What you need to do: Restate, word for word, all of the material shown below.

Supplied data:
*****

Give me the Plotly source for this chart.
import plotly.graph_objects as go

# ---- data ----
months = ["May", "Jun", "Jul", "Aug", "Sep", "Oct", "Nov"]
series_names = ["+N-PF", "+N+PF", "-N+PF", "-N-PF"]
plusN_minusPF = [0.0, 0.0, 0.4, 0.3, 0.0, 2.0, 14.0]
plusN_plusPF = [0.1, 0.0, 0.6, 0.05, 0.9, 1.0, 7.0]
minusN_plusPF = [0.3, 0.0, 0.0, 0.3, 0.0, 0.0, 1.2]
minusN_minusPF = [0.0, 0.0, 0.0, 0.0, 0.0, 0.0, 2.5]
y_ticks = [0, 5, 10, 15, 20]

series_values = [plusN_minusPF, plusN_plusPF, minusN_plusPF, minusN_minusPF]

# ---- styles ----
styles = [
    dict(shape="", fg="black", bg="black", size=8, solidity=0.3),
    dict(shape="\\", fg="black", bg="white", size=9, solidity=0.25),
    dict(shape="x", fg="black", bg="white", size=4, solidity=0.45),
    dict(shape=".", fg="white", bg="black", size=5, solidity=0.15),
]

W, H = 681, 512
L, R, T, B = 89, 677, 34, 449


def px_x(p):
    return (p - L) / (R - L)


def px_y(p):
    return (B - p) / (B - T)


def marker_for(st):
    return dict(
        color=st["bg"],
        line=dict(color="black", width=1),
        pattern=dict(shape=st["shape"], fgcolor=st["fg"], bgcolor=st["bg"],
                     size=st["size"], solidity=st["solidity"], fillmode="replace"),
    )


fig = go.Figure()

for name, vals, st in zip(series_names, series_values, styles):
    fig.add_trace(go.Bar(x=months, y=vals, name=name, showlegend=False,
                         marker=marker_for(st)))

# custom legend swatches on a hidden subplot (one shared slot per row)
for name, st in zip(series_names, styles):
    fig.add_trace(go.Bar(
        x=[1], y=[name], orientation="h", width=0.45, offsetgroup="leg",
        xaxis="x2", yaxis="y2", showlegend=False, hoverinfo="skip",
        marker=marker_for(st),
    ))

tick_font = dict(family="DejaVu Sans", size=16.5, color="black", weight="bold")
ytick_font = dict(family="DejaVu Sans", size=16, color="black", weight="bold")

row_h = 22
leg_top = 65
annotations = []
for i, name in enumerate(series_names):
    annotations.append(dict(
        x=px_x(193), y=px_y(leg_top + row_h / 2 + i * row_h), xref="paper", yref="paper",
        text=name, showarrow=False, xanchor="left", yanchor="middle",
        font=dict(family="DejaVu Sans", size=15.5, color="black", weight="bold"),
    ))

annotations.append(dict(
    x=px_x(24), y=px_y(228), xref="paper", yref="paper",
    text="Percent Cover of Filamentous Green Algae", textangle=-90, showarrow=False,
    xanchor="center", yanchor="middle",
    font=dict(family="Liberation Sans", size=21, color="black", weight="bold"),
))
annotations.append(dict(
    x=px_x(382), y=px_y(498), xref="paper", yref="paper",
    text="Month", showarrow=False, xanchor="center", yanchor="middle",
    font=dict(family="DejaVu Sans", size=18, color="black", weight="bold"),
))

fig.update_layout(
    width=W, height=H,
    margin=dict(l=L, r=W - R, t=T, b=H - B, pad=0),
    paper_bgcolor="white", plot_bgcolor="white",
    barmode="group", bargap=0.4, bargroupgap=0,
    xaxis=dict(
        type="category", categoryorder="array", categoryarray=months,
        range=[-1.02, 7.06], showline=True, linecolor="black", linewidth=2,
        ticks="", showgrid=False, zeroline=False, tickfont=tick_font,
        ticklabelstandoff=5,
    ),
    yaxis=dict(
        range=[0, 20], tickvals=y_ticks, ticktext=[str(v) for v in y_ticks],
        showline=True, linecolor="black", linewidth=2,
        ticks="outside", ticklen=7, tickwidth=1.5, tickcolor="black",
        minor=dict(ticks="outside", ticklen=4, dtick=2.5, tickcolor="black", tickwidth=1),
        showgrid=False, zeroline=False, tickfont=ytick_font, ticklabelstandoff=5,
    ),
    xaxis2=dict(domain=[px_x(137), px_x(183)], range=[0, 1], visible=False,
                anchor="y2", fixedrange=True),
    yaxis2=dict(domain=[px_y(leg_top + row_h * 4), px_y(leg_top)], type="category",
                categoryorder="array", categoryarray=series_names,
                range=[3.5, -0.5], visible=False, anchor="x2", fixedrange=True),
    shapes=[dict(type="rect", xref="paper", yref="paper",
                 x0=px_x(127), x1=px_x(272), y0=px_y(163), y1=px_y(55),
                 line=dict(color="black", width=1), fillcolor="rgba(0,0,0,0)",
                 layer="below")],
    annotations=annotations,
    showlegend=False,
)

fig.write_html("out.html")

*****

The result:
Give me the Plotly source for this chart.
import plotly.graph_objects as go

# ---- data ----
months = ["May", "Jun", "Jul", "Aug", "Sep", "Oct", "Nov"]
series_names = ["+N-PF", "+N+PF", "-N+PF", "-N-PF"]
plusN_minusPF = [0.0, 0.0, 0.4, 0.3, 0.0, 2.0, 14.0]
plusN_plusPF = [0.1, 0.0, 0.6, 0.05, 0.9, 1.0, 7.0]
minusN_plusPF = [0.3, 0.0, 0.0, 0.3, 0.0, 0.0, 1.2]
minusN_minusPF = [0.0, 0.0, 0.0, 0.0, 0.0, 0.0, 2.5]
y_ticks = [0, 5, 10, 15, 20]

series_values = [plusN_minusPF, plusN_plusPF, minusN_plusPF, minusN_minusPF]

# ---- styles ----
styles = [
    dict(shape="", fg="black", bg="black", size=8, solidity=0.3),
    dict(shape="\\", fg="black", bg="white", size=9, solidity=0.25),
    dict(shape="x", fg="black", bg="white", size=4, solidity=0.45),
    dict(shape=".", fg="white", bg="black", size=5, solidity=0.15),
]

W, H = 681, 512
L, R, T, B = 89, 677, 34, 449


def px_x(p):
    return (p - L) / (R - L)


def px_y(p):
    return (B - p) / (B - T)


def marker_for(st):
    return dict(
        color=st["bg"],
        line=dict(color="black", width=1),
        pattern=dict(shape=st["shape"], fgcolor=st["fg"], bgcolor=st["bg"],
                     size=st["size"], solidity=st["solidity"], fillmode="replace"),
    )


fig = go.Figure()

for name, vals, st in zip(series_names, series_values, styles):
    fig.add_trace(go.Bar(x=months, y=vals, name=name, showlegend=False,
                         marker=marker_for(st)))

# custom legend swatches on a hidden subplot (one shared slot per row)
for name, st in zip(series_names, styles):
    fig.add_trace(go.Bar(
        x=[1], y=[name], orientation="h", width=0.45, offsetgroup="leg",
        xaxis="x2", yaxis="y2", showlegend=False, hoverinfo="skip",
        marker=marker_for(st),
    ))

tick_font = dict(family="DejaVu Sans", size=16.5, color="black", weight="bold")
ytick_font = dict(family="DejaVu Sans", size=16, color="black", weight="bold")

row_h = 22
leg_top = 65
annotations = []
for i, name in enumerate(series_names):
    annotations.append(dict(
        x=px_x(193), y=px_y(leg_top + row_h / 2 + i * row_h), xref="paper", yref="paper",
        text=name, showarrow=False, xanchor="left", yanchor="middle",
        font=dict(family="DejaVu Sans", size=15.5, color="black", weight="bold"),
    ))

annotations.append(dict(
    x=px_x(24), y=px_y(228), xref="paper", yref="paper",
    text="Percent Cover of Filamentous Green Algae", textangle=-90, showarrow=False,
    xanchor="center", yanchor="middle",
    font=dict(family="Liberation Sans", size=21, color="black", weight="bold"),
))
annotations.append(dict(
    x=px_x(382), y=px_y(498), xref="paper", yref="paper",
    text="Month", showarrow=False, xanchor="center", yanchor="middle",
    font=dict(family="DejaVu Sans", size=18, color="black", weight="bold"),
))

fig.update_layout(
    width=W, height=H,
    margin=dict(l=L, r=W - R, t=T, b=H - B, pad=0),
    paper_bgcolor="white", plot_bgcolor="white",
    barmode="group", bargap=0.4, bargroupgap=0,
    xaxis=dict(
        type="category", categoryorder="array", categoryarray=months,
        range=[-1.02, 7.06], showline=True, linecolor="black", linewidth=2,
        ticks="", showgrid=False, zeroline=False, tickfont=tick_font,
        ticklabelstandoff=5,
    ),
    yaxis=dict(
        range=[0, 20], tickvals=y_ticks, ticktext=[str(v) for v in y_ticks],
        showline=True, linecolor="black", linewidth=2,
        ticks="outside", ticklen=7, tickwidth=1.5, tickcolor="black",
        minor=dict(ticks="outside", ticklen=4, dtick=2.5, tickcolor="black", tickwidth=1),
        showgrid=False, zeroline=False, tickfont=ytick_font, ticklabelstandoff=5,
    ),
    xaxis2=dict(domain=[px_x(137), px_x(183)], range=[0, 1], visible=False,
                anchor="y2", fixedrange=True),
    yaxis2=dict(domain=[px_y(leg_top + row_h * 4), px_y(leg_top)], type="category",
                categoryorder="array", categoryarray=series_names,
                range=[3.5, -0.5], visible=False, anchor="x2", fixedrange=True),
    shapes=[dict(type="rect", xref="paper", yref="paper",
                 x0=px_x(127), x1=px_x(272), y0=px_y(163), y1=px_y(55),
                 line=dict(color="black", width=1), fillcolor="rgba(0,0,0,0)",
                 layer="below")],
    annotations=annotations,
    showlegend=False,
)

fig.write_html("out.html")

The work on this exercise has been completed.